» Set exercise
Set each record down exactly, excluding all images.
====== Data ======
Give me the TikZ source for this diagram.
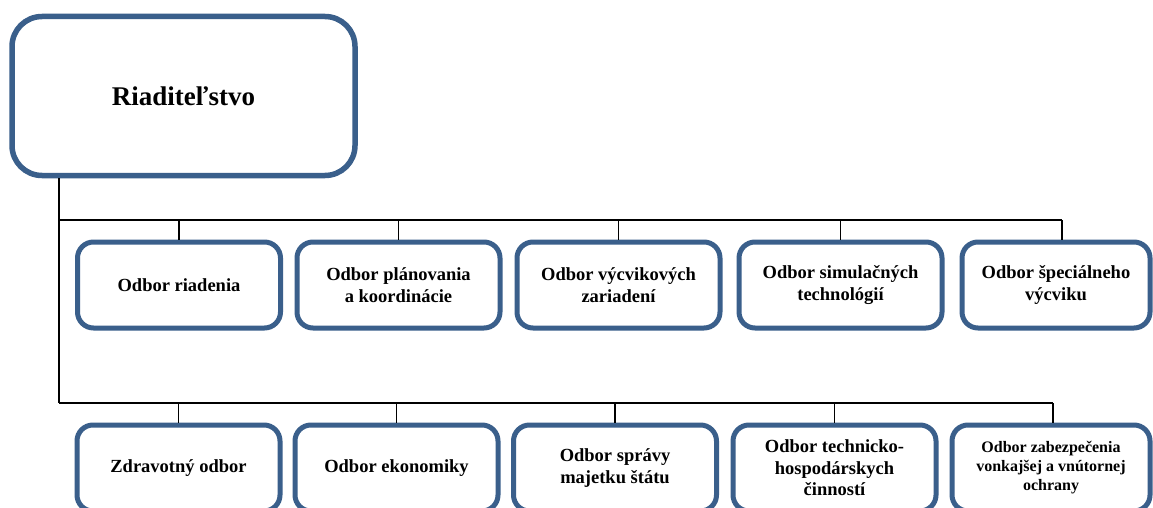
\documentclass[tikz,border=0pt]{standalone}
\usepackage{fontspec}
\setmainfont{Liberation Serif}
\definecolor{boxblue}{HTML}{3A5F8B}
\begin{document}
\begin{tikzpicture}[x=1pt,y=-1pt,
  box/.style={draw=boxblue, line width=5pt, rounded corners=16pt, fill=white,
    minimum width=203pt, minimum height=86pt, align=center, inner sep=2pt,
    font=\fontsize{18.5}{21.5}\selectfont\bfseries},
  bigbox/.style={draw=boxblue, line width=5.5pt, rounded corners=30pt, fill=white,
    minimum width=343pt, minimum height=159pt, align=center,
    font=\fontsize{27}{32}\selectfont\bfseries},
  conn/.style={draw=black, line width=1.4pt},
  bus/.style={draw=black, line width=2pt}]
\useasboundingbox (0,0) rectangle (1153,508);
\clip (0,0) rectangle (1153,508);
\fill[white] (0,0) rectangle (1153,508);

% junctions
\coordinate (j1) at (59,220);
\coordinate (j2) at (59,403);
\coordinate (e1) at (1062,220);
\coordinate (e2) at (1053,403);

% top box
\node[bigbox] (top) at (183.5,96) {Riaditeľstvo};

% row 1
\node[box] (a1) at (179,285) {Odbor riadenia};
\node[box] (a2) at (398.5,285) {Odbor plánovania\\a koordinácie};
\node[box] (a3) at (618.5,285) {Odbor výcvikových\\zariadení};
\node[box] (a4) at (840.5,285) {Odbor simulačných\\technológií};
\node[box, minimum width=188pt] (a5) at (1056,285) {Odbor špeciálneho\\výcviku};

% row 2
\node[box] (b1) at (178.5,468) {Zdravotný odbor};
\node[box] (b2) at (396.5,468) {Odbor ekonomiky};
\node[box] (b3) at (615,468) {Odbor správy\\majetku štátu};
\node[box] (b4) at (834.5,468) {Odbor technicko-\\hospodárskych\\činností};
\node[box, minimum width=198pt, font=\fontsize{16}{19}\selectfont\bfseries] (b5) at (1051,468) {Odbor zabezpečenia\\vonkajšej a vnútornej\\ochrany};

% trunk and buses
\draw[conn] (top.south -| j1) -- (j2);
\draw[bus] (j1) -- (e1);
\draw[bus] (j2) -- (e2);

% drops row 1
\draw[conn] (j1 -| a1.north) -- (a1.north);
\draw[conn] (j1 -| a2.north) -- (a2.north);
\draw[conn] (j1 -| a3.north) -- (a3.north);
\draw[conn] (j1 -| a4.north) -- (a4.north);
\draw[conn] (e1) -- (e1 |- a5.north);

% drops row 2
\draw[conn] (j2 -| b1.north) -- (b1.north);
\draw[conn] (j2 -| b2.north) -- (b2.north);
\draw[conn] (j2 -| b3.north) -- (b3.north);
\draw[conn] (j2 -| b4.north) -- (b4.north);
\draw[conn] (e2) -- (e2 |- b5.north);
\end{tikzpicture}
\end{document}
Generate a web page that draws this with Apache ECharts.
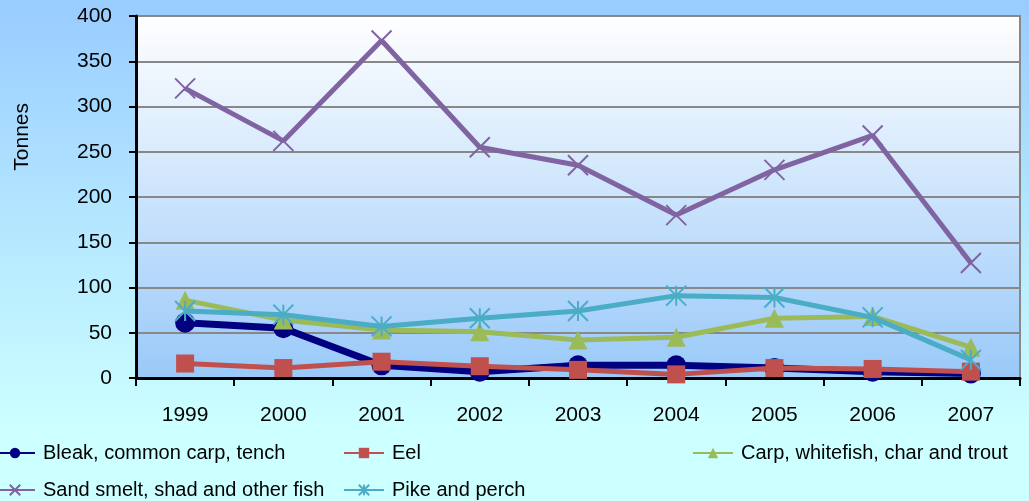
======
» Answer to the exercise
Give me the TikZ source for this diagram.
\documentclass[tikz,border=0pt]{standalone}
\usepackage{fontspec}
\setmainfont{Liberation Serif}
\definecolor{boxblue}{HTML}{3A5F8B}
\begin{document}
\begin{tikzpicture}[x=1pt,y=-1pt,
  box/.style={draw=boxblue, line width=5pt, rounded corners=16pt, fill=white,
    minimum width=203pt, minimum height=86pt, align=center, inner sep=2pt,
    font=\fontsize{18.5}{21.5}\selectfont\bfseries},
  bigbox/.style={draw=boxblue, line width=5.5pt, rounded corners=30pt, fill=white,
    minimum width=343pt, minimum height=159pt, align=center,
    font=\fontsize{27}{32}\selectfont\bfseries},
  conn/.style={draw=black, line width=1.4pt},
  bus/.style={draw=black, line width=2pt}]
\useasboundingbox (0,0) rectangle (1153,508);
\clip (0,0) rectangle (1153,508);
\fill[white] (0,0) rectangle (1153,508);

% junctions
\coordinate (j1) at (59,220);
\coordinate (j2) at (59,403);
\coordinate (e1) at (1062,220);
\coordinate (e2) at (1053,403);

% top box
\node[bigbox] (top) at (183.5,96) {Riaditeľstvo};

% row 1
\node[box] (a1) at (179,285) {Odbor riadenia};
\node[box] (a2) at (398.5,285) {Odbor plánovania\\a koordinácie};
\node[box] (a3) at (618.5,285) {Odbor výcvikových\\zariadení};
\node[box] (a4) at (840.5,285) {Odbor simulačných\\technológií};
\node[box, minimum width=188pt] (a5) at (1056,285) {Odbor špeciálneho\\výcviku};

% row 2
\node[box] (b1) at (178.5,468) {Zdravotný odbor};
\node[box] (b2) at (396.5,468) {Odbor ekonomiky};
\node[box] (b3) at (615,468) {Odbor správy\\majetku štátu};
\node[box] (b4) at (834.5,468) {Odbor technicko-\\hospodárskych\\činností};
\node[box, minimum width=198pt, font=\fontsize{16}{19}\selectfont\bfseries] (b5) at (1051,468) {Odbor zabezpečenia\\vonkajšej a vnútornej\\ochrany};

% trunk and buses
\draw[conn] (top.south -| j1) -- (j2);
\draw[bus] (j1) -- (e1);
\draw[bus] (j2) -- (e2);

% drops row 1
\draw[conn] (j1 -| a1.north) -- (a1.north);
\draw[conn] (j1 -| a2.north) -- (a2.north);
\draw[conn] (j1 -| a3.north) -- (a3.north);
\draw[conn] (j1 -| a4.north) -- (a4.north);
\draw[conn] (e1) -- (e1 |- a5.north);

% drops row 2
\draw[conn] (j2 -| b1.north) -- (b1.north);
\draw[conn] (j2 -| b2.north) -- (b2.north);
\draw[conn] (j2 -| b3.north) -- (b3.north);
\draw[conn] (j2 -| b4.north) -- (b4.north);
\draw[conn] (e2) -- (e2 |- b5.north);
\end{tikzpicture}
\end{document}
Generate a web page that draws this with Apache ECharts.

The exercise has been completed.